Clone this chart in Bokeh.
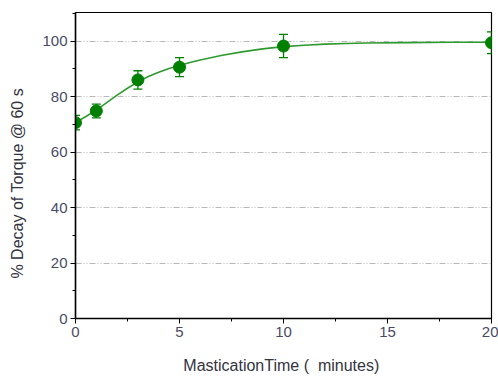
from bokeh.plotting import figure
from bokeh.models import ColumnDataSource, Range1d, SingleIntervalTicker
from bokeh.embed import file_html
from bokeh.resources import INLINE

time_min = [0, 1, 3, 5, 10, 20]
decay_pct = [70.6, 74.8, 86.0, 90.6, 98.2, 99.4]
decay_err = [2.6, 2.5, 3.3, 3.4, 4.2, 3.9]

# Fitted curve
fit_x = [0, 0.5, 1, 1.5, 2, 2.5, 3, 3.5, 4, 4.5, 5, 5.5, 6, 7, 8, 9, 10, 11, 12, 13, 14, 16, 18, 20]
fit_y = [70.6, 72.8, 75.1, 77.8, 80.5, 83.0, 85.3, 87.2, 88.8, 90.1, 91.2, 92.3, 93.2, 94.8,
         96.1, 97.2, 98.0, 98.5, 98.9, 99.1, 99.3, 99.45, 99.55, 99.6]

x_ticks = [0, 5, 10, 15, 20]
y_ticks = [0, 20, 40, 60, 80, 100]

green = "#008000"
line_green = "#2f9a2f"

lower = [v - e for v, e in zip(decay_pct, decay_err)]
upper = [v + e for v, e in zip(decay_pct, decay_err)]
src = ColumnDataSource(dict(x=time_min, y=decay_pct, lo=lower, hi=upper))

p = figure(width=498, height=380, output_backend="svg", toolbar_location=None,
           x_range=Range1d(0, 20), y_range=Range1d(0, 110.3),
           min_border_left=75, min_border_right=7, min_border_top=12, min_border_bottom=62)

p.background_fill_color = "white"
p.border_fill_color = "white"
p.outline_line_color = "black"
p.outline_line_width = 1.2

p.xaxis.ticker = SingleIntervalTicker(interval=5, num_minor_ticks=2)
p.yaxis.ticker = SingleIntervalTicker(interval=20, num_minor_ticks=2)

for ax in (p.xaxis, p.yaxis):
    ax.axis_line_color = "black"
    ax.axis_line_width = 1.5
    ax.major_tick_line_color = "black"
    ax.minor_tick_line_color = "black"
    ax.major_tick_out = 5
    ax.major_tick_in = 0
    ax.minor_tick_out = 3
    ax.minor_tick_in = 0
    ax.major_label_text_font = "Liberation Sans"
    ax.major_label_text_font_size = "15px"
    ax.major_label_text_color = "#4a4a66"
    ax.axis_label_text_font = "Liberation Sans"
    ax.axis_label_text_font_size = "16px"
    ax.axis_label_text_font_style = "normal"
    ax.axis_label_text_color = "#333340"
    ax.major_label_standoff = 3

p.xaxis.axis_label = "MasticationTime (\u00a0\u00a0minutes)\u00a0"
p.yaxis.axis_label = "% Decay of Torque @ 60 s" + "\u00a0" * 8
p.xaxis.axis_label_standoff = 17
p.yaxis.axis_label_standoff = 13

p.xgrid.grid_line_color = None
p.ygrid.grid_line_color = "#b8b8b8"
p.ygrid.grid_line_dash = "6 2 1 2 1 2"
p.ygrid.grid_line_width = 1

p.line(fit_x, fit_y, line_color=line_green, line_width=1.6)
p.segment(x0="x", y0="lo", x1="x", y1="hi", source=src, line_color=green, line_width=1.3)
p.dash(x="x", y="lo", source=src, size=9, line_color=green, line_width=1.3)
p.dash(x="x", y="hi", source=src, size=9, line_color=green, line_width=1.3)
p.scatter(x="x", y="y", source=src, size=12, fill_color=green, line_color=green)

open("out.html", "w").write(file_html(p, INLINE))
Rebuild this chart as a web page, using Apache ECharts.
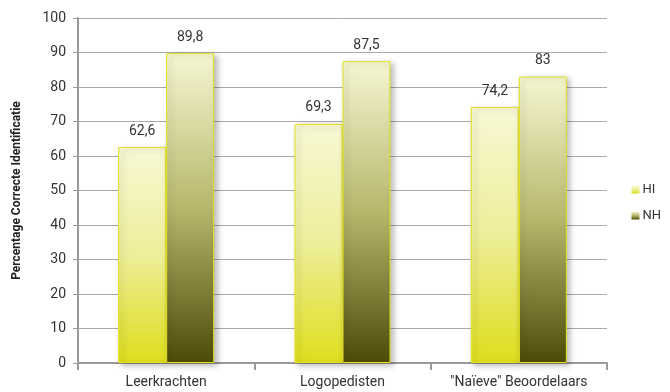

= REQUIRED TASK =
Leaving all pictures aside, quote each record exactly.

= SOLUTION FOR THIS TASK =
Clone this chart in Bokeh.
from bokeh.plotting import figure
from bokeh.models import ColumnDataSource, Range1d, SingleIntervalTicker
from bokeh.embed import file_html
from bokeh.resources import INLINE

time_min = [0, 1, 3, 5, 10, 20]
decay_pct = [70.6, 74.8, 86.0, 90.6, 98.2, 99.4]
decay_err = [2.6, 2.5, 3.3, 3.4, 4.2, 3.9]

# Fitted curve
fit_x = [0, 0.5, 1, 1.5, 2, 2.5, 3, 3.5, 4, 4.5, 5, 5.5, 6, 7, 8, 9, 10, 11, 12, 13, 14, 16, 18, 20]
fit_y = [70.6, 72.8, 75.1, 77.8, 80.5, 83.0, 85.3, 87.2, 88.8, 90.1, 91.2, 92.3, 93.2, 94.8,
         96.1, 97.2, 98.0, 98.5, 98.9, 99.1, 99.3, 99.45, 99.55, 99.6]

x_ticks = [0, 5, 10, 15, 20]
y_ticks = [0, 20, 40, 60, 80, 100]

green = "#008000"
line_green = "#2f9a2f"

lower = [v - e for v, e in zip(decay_pct, decay_err)]
upper = [v + e for v, e in zip(decay_pct, decay_err)]
src = ColumnDataSource(dict(x=time_min, y=decay_pct, lo=lower, hi=upper))

p = figure(width=498, height=380, output_backend="svg", toolbar_location=None,
           x_range=Range1d(0, 20), y_range=Range1d(0, 110.3),
           min_border_left=75, min_border_right=7, min_border_top=12, min_border_bottom=62)

p.background_fill_color = "white"
p.border_fill_color = "white"
p.outline_line_color = "black"
p.outline_line_width = 1.2

p.xaxis.ticker = SingleIntervalTicker(interval=5, num_minor_ticks=2)
p.yaxis.ticker = SingleIntervalTicker(interval=20, num_minor_ticks=2)

for ax in (p.xaxis, p.yaxis):
    ax.axis_line_color = "black"
    ax.axis_line_width = 1.5
    ax.major_tick_line_color = "black"
    ax.minor_tick_line_color = "black"
    ax.major_tick_out = 5
    ax.major_tick_in = 0
    ax.minor_tick_out = 3
    ax.minor_tick_in = 0
    ax.major_label_text_font = "Liberation Sans"
    ax.major_label_text_font_size = "15px"
    ax.major_label_text_color = "#4a4a66"
    ax.axis_label_text_font = "Liberation Sans"
    ax.axis_label_text_font_size = "16px"
    ax.axis_label_text_font_style = "normal"
    ax.axis_label_text_color = "#333340"
    ax.major_label_standoff = 3

p.xaxis.axis_label = "MasticationTime (\u00a0\u00a0minutes)\u00a0"
p.yaxis.axis_label = "% Decay of Torque @ 60 s" + "\u00a0" * 8
p.xaxis.axis_label_standoff = 17
p.yaxis.axis_label_standoff = 13

p.xgrid.grid_line_color = None
p.ygrid.grid_line_color = "#b8b8b8"
p.ygrid.grid_line_dash = "6 2 1 2 1 2"
p.ygrid.grid_line_width = 1

p.line(fit_x, fit_y, line_color=line_green, line_width=1.6)
p.segment(x0="x", y0="lo", x1="x", y1="hi", source=src, line_color=green, line_width=1.3)
p.dash(x="x", y="lo", source=src, size=9, line_color=green, line_width=1.3)
p.dash(x="x", y="hi", source=src, size=9, line_color=green, line_width=1.3)
p.scatter(x="x", y="y", source=src, size=12, fill_color=green, line_color=green)

open("out.html", "w").write(file_html(p, INLINE))
Rebuild this chart as a web page, using Apache ECharts.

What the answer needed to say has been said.